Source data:
:::
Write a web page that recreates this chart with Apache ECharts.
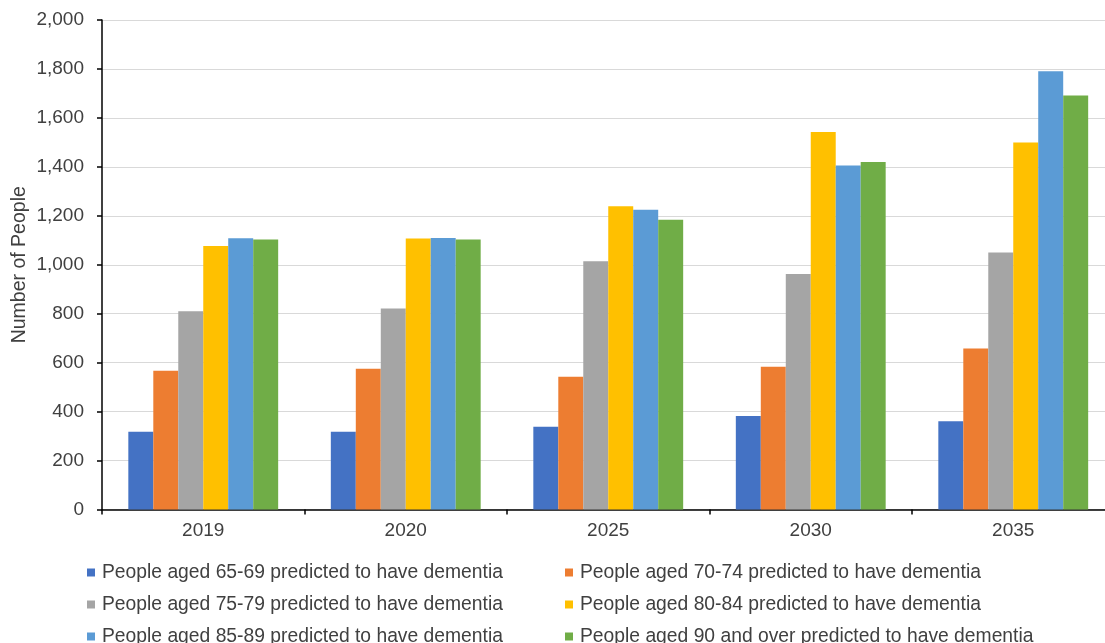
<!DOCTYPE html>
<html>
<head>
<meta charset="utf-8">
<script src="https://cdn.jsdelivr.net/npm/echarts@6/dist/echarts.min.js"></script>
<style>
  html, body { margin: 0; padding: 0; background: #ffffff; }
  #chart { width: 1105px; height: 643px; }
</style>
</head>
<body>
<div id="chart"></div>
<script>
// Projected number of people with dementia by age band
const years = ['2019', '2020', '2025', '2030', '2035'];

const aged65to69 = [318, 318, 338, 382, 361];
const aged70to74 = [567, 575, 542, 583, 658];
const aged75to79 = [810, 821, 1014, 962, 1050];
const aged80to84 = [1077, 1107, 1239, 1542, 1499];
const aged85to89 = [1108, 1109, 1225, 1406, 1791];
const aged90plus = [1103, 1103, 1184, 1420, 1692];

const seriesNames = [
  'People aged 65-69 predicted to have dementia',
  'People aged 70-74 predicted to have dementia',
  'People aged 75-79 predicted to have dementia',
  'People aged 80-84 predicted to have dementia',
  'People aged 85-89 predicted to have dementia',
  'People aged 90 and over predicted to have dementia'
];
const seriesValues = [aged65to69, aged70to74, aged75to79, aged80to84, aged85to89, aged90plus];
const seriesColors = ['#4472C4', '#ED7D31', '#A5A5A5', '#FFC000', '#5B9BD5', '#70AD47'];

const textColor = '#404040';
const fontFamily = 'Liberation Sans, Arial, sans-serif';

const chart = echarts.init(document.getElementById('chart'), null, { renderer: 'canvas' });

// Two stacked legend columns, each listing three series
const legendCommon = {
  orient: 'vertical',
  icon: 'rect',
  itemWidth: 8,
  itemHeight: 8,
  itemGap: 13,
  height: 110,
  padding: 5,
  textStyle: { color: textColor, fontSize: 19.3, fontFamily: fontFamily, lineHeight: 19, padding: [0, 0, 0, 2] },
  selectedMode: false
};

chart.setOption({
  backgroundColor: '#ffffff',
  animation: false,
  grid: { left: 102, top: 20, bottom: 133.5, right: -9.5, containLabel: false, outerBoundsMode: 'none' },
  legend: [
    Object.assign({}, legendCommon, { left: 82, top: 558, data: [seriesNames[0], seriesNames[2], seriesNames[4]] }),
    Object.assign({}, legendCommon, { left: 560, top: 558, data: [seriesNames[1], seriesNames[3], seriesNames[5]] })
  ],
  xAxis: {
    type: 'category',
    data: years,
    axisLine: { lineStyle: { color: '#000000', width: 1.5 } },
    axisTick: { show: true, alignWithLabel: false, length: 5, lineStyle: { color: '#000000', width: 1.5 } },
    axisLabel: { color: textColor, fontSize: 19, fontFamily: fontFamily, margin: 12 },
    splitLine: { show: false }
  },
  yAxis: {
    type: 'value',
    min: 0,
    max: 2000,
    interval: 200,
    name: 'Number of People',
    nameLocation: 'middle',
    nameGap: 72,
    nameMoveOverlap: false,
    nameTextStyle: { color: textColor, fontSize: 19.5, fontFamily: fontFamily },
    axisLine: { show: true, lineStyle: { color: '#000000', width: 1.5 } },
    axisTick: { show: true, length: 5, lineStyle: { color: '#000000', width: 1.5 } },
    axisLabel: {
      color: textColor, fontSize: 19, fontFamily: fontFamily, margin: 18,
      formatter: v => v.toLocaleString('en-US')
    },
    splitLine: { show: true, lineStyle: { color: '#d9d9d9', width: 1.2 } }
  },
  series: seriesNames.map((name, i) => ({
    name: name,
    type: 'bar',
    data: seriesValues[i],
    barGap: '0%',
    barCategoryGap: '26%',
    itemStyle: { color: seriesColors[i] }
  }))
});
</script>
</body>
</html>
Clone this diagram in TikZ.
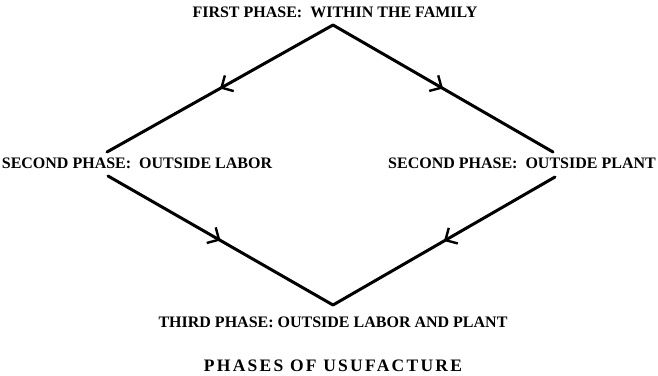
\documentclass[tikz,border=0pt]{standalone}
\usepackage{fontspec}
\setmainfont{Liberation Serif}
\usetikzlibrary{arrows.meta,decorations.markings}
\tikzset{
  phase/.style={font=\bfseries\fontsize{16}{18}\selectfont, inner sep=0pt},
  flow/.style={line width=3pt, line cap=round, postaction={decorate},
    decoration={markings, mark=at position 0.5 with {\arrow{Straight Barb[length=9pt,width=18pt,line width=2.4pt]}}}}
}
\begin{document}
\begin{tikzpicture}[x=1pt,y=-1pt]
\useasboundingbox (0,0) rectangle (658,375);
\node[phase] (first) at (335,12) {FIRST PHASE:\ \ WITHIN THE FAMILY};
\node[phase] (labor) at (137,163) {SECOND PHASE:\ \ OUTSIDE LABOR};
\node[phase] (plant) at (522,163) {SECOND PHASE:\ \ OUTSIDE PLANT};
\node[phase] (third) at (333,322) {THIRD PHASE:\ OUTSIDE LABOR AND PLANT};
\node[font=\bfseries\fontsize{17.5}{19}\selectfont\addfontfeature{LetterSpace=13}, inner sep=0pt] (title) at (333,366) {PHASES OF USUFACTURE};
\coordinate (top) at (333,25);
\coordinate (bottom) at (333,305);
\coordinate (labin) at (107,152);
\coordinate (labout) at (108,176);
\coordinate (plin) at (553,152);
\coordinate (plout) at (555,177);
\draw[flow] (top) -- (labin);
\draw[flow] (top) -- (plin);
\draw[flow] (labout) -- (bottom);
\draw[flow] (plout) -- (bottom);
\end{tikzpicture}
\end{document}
:::
▶ **Direction**: Set the data above down again exactly as given, with no pictures.

▶ **Result below**:
Write a web page that recreates this chart with Apache ECharts.
<!DOCTYPE html>
<html>
<head>
<meta charset="utf-8">
<script src="https://cdn.jsdelivr.net/npm/echarts@6/dist/echarts.min.js"></script>
<style>
  html, body { margin: 0; padding: 0; background: #ffffff; }
  #chart { width: 1105px; height: 643px; }
</style>
</head>
<body>
<div id="chart"></div>
<script>
// Projected number of people with dementia by age band
const years = ['2019', '2020', '2025', '2030', '2035'];

const aged65to69 = [318, 318, 338, 382, 361];
const aged70to74 = [567, 575, 542, 583, 658];
const aged75to79 = [810, 821, 1014, 962, 1050];
const aged80to84 = [1077, 1107, 1239, 1542, 1499];
const aged85to89 = [1108, 1109, 1225, 1406, 1791];
const aged90plus = [1103, 1103, 1184, 1420, 1692];

const seriesNames = [
  'People aged 65-69 predicted to have dementia',
  'People aged 70-74 predicted to have dementia',
  'People aged 75-79 predicted to have dementia',
  'People aged 80-84 predicted to have dementia',
  'People aged 85-89 predicted to have dementia',
  'People aged 90 and over predicted to have dementia'
];
const seriesValues = [aged65to69, aged70to74, aged75to79, aged80to84, aged85to89, aged90plus];
const seriesColors = ['#4472C4', '#ED7D31', '#A5A5A5', '#FFC000', '#5B9BD5', '#70AD47'];

const textColor = '#404040';
const fontFamily = 'Liberation Sans, Arial, sans-serif';

const chart = echarts.init(document.getElementById('chart'), null, { renderer: 'canvas' });

// Two stacked legend columns, each listing three series
const legendCommon = {
  orient: 'vertical',
  icon: 'rect',
  itemWidth: 8,
  itemHeight: 8,
  itemGap: 13,
  height: 110,
  padding: 5,
  textStyle: { color: textColor, fontSize: 19.3, fontFamily: fontFamily, lineHeight: 19, padding: [0, 0, 0, 2] },
  selectedMode: false
};

chart.setOption({
  backgroundColor: '#ffffff',
  animation: false,
  grid: { left: 102, top: 20, bottom: 133.5, right: -9.5, containLabel: false, outerBoundsMode: 'none' },
  legend: [
    Object.assign({}, legendCommon, { left: 82, top: 558, data: [seriesNames[0], seriesNames[2], seriesNames[4]] }),
    Object.assign({}, legendCommon, { left: 560, top: 558, data: [seriesNames[1], seriesNames[3], seriesNames[5]] })
  ],
  xAxis: {
    type: 'category',
    data: years,
    axisLine: { lineStyle: { color: '#000000', width: 1.5 } },
    axisTick: { show: true, alignWithLabel: false, length: 5, lineStyle: { color: '#000000', width: 1.5 } },
    axisLabel: { color: textColor, fontSize: 19, fontFamily: fontFamily, margin: 12 },
    splitLine: { show: false }
  },
  yAxis: {
    type: 'value',
    min: 0,
    max: 2000,
    interval: 200,
    name: 'Number of People',
    nameLocation: 'middle',
    nameGap: 72,
    nameMoveOverlap: false,
    nameTextStyle: { color: textColor, fontSize: 19.5, fontFamily: fontFamily },
    axisLine: { show: true, lineStyle: { color: '#000000', width: 1.5 } },
    axisTick: { show: true, length: 5, lineStyle: { color: '#000000', width: 1.5 } },
    axisLabel: {
      color: textColor, fontSize: 19, fontFamily: fontFamily, margin: 18,
      formatter: v => v.toLocaleString('en-US')
    },
    splitLine: { show: true, lineStyle: { color: '#d9d9d9', width: 1.2 } }
  },
  series: seriesNames.map((name, i) => ({
    name: name,
    type: 'bar',
    data: seriesValues[i],
    barGap: '0%',
    barCategoryGap: '26%',
    itemStyle: { color: seriesColors[i] }
  }))
});
</script>
</body>
</html>
Clone this diagram in TikZ.
\documentclass[tikz,border=0pt]{standalone}
\usepackage{fontspec}
\setmainfont{Liberation Serif}
\usetikzlibrary{arrows.meta,decorations.markings}
\tikzset{
  phase/.style={font=\bfseries\fontsize{16}{18}\selectfont, inner sep=0pt},
  flow/.style={line width=3pt, line cap=round, postaction={decorate},
    decoration={markings, mark=at position 0.5 with {\arrow{Straight Barb[length=9pt,width=18pt,line width=2.4pt]}}}}
}
\begin{document}
\begin{tikzpicture}[x=1pt,y=-1pt]
\useasboundingbox (0,0) rectangle (658,375);
\node[phase] (first) at (335,12) {FIRST PHASE:\ \ WITHIN THE FAMILY};
\node[phase] (labor) at (137,163) {SECOND PHASE:\ \ OUTSIDE LABOR};
\node[phase] (plant) at (522,163) {SECOND PHASE:\ \ OUTSIDE PLANT};
\node[phase] (third) at (333,322) {THIRD PHASE:\ OUTSIDE LABOR AND PLANT};
\node[font=\bfseries\fontsize{17.5}{19}\selectfont\addfontfeature{LetterSpace=13}, inner sep=0pt] (title) at (333,366) {PHASES OF USUFACTURE};
\coordinate (top) at (333,25);
\coordinate (bottom) at (333,305);
\coordinate (labin) at (107,152);
\coordinate (labout) at (108,176);
\coordinate (plin) at (553,152);
\coordinate (plout) at (555,177);
\draw[flow] (top) -- (labin);
\draw[flow] (top) -- (plin);
\draw[flow] (labout) -- (bottom);
\draw[flow] (plout) -- (bottom);
\end{tikzpicture}
\end{document}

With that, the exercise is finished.